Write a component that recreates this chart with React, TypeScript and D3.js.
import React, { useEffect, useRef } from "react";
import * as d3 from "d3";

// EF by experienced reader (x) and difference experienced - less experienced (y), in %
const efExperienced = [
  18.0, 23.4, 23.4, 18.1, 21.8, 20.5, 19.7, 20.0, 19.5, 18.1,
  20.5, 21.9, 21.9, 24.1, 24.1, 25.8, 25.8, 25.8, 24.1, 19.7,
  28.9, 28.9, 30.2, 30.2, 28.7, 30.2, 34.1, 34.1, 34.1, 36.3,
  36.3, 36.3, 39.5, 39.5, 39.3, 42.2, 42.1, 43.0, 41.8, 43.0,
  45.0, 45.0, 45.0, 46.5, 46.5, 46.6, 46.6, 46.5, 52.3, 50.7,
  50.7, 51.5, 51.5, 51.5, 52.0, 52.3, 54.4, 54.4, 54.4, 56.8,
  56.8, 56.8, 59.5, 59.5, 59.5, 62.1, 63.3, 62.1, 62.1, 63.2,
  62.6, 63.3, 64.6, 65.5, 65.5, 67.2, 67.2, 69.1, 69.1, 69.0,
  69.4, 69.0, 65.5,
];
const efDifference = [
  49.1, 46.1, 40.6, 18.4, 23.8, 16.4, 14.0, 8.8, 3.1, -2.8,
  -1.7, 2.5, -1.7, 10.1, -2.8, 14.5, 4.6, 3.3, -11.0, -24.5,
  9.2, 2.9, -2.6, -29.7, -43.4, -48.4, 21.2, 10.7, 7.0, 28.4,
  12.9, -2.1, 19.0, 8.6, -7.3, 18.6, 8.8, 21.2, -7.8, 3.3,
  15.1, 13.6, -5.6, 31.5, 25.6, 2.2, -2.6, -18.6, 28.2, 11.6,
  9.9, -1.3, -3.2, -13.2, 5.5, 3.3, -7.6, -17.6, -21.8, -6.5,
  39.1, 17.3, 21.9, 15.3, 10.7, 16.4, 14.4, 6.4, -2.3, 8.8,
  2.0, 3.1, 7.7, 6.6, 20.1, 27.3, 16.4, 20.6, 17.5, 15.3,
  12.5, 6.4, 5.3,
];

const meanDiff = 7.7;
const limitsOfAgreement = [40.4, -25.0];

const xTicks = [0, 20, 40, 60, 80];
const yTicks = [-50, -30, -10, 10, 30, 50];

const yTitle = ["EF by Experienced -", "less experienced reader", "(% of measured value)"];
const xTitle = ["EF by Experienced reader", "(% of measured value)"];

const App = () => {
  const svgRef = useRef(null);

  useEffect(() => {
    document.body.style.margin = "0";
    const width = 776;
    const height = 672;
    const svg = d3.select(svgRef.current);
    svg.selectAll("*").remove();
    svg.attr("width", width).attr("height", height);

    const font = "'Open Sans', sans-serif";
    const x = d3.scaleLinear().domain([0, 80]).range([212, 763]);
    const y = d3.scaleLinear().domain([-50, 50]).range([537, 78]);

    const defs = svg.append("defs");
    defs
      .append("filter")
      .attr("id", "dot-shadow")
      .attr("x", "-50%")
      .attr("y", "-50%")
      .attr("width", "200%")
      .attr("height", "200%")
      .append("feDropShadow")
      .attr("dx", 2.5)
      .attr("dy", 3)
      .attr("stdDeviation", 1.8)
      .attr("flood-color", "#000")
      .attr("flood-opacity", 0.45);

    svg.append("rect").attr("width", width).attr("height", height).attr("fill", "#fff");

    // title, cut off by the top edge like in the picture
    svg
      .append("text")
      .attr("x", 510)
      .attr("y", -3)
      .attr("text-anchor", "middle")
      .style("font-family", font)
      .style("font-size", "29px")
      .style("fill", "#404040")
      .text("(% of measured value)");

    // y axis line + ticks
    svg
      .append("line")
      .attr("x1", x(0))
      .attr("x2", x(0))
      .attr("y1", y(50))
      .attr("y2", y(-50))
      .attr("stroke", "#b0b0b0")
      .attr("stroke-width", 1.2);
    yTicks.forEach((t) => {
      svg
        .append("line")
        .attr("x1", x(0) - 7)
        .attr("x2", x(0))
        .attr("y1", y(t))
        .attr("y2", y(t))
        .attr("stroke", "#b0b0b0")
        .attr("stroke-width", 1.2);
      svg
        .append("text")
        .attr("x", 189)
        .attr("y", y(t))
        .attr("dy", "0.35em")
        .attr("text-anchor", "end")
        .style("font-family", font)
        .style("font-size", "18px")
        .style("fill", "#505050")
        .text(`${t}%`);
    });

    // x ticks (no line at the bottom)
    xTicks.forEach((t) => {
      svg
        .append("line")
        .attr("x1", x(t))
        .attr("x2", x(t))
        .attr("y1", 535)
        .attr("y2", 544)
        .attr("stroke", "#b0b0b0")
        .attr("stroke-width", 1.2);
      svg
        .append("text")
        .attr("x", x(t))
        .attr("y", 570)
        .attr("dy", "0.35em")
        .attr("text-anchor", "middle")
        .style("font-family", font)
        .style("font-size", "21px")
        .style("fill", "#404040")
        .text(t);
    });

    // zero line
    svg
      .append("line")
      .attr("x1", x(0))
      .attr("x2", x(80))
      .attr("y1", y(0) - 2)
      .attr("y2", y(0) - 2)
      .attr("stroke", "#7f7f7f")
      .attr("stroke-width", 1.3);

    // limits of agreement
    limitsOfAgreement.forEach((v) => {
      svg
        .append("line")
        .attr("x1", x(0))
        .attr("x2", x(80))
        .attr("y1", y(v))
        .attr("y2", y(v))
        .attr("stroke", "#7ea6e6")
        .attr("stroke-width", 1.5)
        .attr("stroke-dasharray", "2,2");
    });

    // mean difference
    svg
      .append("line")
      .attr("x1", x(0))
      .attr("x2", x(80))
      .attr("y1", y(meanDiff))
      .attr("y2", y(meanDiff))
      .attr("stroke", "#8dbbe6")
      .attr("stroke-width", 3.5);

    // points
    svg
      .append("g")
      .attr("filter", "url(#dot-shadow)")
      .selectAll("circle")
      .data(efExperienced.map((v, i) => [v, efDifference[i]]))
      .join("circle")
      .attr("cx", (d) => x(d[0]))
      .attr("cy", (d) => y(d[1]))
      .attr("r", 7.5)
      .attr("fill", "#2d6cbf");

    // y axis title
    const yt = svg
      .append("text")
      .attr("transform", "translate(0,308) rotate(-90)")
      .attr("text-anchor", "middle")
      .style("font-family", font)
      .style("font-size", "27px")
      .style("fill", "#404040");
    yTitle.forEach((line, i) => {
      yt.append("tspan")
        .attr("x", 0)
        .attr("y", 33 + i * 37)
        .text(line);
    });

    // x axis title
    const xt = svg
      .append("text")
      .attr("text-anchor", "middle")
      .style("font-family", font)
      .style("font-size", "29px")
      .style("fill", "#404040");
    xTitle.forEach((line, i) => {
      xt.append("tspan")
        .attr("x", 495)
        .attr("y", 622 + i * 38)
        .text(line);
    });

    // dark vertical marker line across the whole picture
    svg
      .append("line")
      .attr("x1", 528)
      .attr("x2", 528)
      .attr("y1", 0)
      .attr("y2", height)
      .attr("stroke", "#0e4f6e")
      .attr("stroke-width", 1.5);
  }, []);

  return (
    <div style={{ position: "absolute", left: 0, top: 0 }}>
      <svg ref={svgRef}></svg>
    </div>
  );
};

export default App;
* * * *
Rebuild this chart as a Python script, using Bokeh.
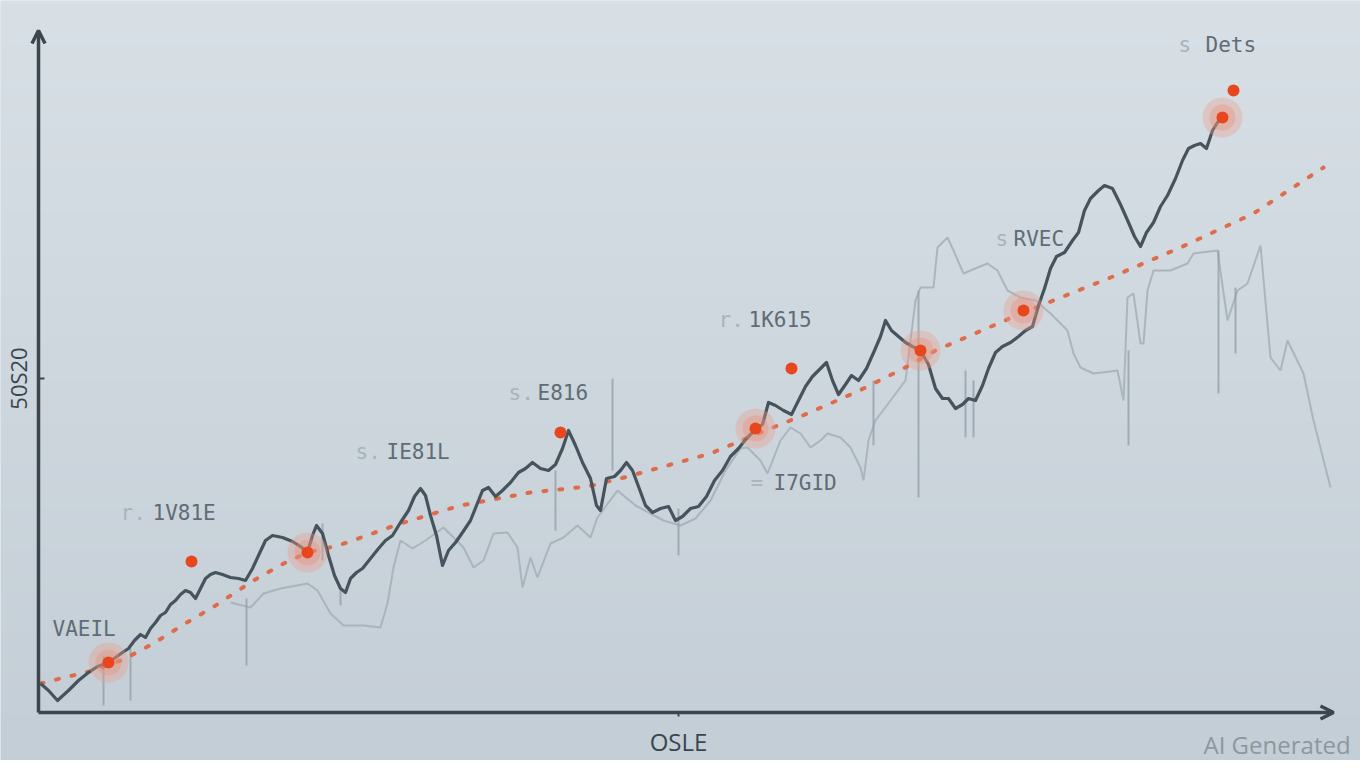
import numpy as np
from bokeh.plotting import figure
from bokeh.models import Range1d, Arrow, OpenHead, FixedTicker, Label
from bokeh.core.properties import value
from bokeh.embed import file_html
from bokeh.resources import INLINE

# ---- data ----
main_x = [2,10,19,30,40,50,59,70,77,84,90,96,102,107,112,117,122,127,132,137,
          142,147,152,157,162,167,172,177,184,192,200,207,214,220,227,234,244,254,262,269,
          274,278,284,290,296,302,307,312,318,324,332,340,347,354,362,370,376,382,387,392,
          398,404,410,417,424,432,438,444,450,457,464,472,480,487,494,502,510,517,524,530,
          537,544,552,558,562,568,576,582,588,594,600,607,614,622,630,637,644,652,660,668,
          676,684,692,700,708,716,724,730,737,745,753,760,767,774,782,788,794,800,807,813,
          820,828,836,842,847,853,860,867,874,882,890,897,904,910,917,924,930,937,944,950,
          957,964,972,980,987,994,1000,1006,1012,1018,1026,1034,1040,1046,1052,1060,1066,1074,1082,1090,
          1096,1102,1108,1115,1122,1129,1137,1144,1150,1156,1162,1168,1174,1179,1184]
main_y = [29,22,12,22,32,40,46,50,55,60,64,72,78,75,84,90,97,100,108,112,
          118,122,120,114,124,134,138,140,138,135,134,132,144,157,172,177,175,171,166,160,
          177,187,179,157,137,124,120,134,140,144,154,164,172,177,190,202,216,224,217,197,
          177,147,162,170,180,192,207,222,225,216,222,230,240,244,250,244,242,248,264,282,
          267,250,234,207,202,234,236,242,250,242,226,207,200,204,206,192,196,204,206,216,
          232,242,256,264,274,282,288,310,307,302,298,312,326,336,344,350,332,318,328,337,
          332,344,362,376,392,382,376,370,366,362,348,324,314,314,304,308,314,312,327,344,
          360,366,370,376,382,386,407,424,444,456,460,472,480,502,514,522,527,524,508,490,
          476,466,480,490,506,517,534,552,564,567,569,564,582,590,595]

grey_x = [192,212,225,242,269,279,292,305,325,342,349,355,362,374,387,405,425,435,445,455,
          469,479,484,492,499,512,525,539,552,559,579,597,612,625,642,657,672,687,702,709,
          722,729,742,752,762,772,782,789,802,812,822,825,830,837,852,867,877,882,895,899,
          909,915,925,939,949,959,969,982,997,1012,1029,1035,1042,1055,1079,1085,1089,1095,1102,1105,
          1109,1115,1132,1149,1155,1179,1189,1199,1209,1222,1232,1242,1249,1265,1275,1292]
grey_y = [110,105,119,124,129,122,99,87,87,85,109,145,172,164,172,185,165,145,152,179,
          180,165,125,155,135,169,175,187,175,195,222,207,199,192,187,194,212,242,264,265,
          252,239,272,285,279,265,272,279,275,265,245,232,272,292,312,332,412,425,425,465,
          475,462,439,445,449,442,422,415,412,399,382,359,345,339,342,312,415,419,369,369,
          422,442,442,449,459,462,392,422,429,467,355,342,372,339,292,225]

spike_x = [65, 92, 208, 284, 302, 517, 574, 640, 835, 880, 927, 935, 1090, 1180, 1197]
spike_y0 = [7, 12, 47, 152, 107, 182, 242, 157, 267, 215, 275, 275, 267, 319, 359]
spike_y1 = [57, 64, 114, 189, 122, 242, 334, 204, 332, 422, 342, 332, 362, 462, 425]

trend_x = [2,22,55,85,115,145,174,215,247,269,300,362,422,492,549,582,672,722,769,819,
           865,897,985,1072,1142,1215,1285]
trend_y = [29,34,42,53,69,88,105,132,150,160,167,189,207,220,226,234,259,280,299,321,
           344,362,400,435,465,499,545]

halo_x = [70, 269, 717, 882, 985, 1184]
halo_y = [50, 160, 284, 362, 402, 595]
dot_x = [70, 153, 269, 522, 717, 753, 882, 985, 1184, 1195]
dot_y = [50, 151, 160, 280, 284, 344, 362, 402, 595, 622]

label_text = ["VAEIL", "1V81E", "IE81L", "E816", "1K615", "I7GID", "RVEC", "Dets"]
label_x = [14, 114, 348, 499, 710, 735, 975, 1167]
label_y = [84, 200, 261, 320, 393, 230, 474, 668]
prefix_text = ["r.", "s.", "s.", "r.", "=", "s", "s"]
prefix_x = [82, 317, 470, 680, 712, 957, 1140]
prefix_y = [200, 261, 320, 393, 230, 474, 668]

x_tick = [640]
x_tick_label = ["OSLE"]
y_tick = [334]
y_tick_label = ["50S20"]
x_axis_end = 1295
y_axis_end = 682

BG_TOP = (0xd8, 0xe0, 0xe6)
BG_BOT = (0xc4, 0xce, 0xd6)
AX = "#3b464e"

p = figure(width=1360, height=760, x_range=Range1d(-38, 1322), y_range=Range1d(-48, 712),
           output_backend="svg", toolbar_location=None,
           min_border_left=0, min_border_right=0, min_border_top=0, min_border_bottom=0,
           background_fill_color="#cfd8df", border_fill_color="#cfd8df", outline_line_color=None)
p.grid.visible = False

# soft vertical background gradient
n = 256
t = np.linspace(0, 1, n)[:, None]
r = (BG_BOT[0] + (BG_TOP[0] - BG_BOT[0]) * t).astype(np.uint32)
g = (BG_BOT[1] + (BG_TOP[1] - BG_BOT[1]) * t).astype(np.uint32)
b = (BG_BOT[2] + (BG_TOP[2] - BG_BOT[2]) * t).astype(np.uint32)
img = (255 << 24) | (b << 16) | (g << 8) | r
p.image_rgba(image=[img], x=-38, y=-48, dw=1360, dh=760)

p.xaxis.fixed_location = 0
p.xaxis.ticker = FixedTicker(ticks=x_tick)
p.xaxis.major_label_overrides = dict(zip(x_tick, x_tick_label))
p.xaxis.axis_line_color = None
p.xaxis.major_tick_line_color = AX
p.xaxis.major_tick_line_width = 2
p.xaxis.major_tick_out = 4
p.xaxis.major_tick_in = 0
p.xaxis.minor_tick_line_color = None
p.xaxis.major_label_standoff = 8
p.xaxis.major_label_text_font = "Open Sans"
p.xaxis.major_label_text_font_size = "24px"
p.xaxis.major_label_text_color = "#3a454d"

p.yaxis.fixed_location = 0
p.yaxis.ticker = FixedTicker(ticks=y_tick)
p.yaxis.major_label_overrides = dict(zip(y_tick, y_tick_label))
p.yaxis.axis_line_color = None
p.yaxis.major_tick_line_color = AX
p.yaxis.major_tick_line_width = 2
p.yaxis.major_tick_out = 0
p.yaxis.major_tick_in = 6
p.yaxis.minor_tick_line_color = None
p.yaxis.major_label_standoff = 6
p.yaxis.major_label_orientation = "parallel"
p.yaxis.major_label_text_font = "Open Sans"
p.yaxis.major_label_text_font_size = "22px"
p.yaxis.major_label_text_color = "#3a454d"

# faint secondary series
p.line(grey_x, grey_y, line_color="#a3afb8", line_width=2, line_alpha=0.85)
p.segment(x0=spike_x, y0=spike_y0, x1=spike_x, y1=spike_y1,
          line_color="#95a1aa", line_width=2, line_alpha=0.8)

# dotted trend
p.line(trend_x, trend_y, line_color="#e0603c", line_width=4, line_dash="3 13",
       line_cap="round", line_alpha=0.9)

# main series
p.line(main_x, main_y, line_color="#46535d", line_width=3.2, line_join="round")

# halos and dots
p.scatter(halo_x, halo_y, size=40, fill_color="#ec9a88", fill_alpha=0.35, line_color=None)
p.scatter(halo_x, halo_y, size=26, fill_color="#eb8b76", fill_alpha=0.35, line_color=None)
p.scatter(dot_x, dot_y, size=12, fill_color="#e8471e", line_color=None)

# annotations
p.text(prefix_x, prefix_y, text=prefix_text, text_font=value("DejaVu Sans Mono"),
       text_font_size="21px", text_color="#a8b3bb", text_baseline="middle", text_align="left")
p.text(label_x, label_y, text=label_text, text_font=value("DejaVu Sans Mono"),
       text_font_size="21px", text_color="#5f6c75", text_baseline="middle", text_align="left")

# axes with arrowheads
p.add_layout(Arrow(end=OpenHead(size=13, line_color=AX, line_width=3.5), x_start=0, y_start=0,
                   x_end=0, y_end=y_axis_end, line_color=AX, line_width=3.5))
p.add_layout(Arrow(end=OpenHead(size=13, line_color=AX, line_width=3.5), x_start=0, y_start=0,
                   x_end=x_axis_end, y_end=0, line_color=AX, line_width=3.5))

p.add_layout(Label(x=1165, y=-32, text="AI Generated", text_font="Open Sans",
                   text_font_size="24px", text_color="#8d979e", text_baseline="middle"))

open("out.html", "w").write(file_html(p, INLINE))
* * * *
■ **GOAL**: Retype, word for word, only the lines from the one containing "Rebuild this chart" through the one containing "from bokeh.resources import INLINE", both included, and leave out any pictures.

■ **CORRECT RESULT**:
Rebuild this chart as a Python script, using Bokeh.
import numpy as np
from bokeh.plotting import figure
from bokeh.models import Range1d, Arrow, OpenHead, FixedTicker, Label
from bokeh.core.properties import value
from bokeh.embed import file_html
from bokeh.resources import INLINE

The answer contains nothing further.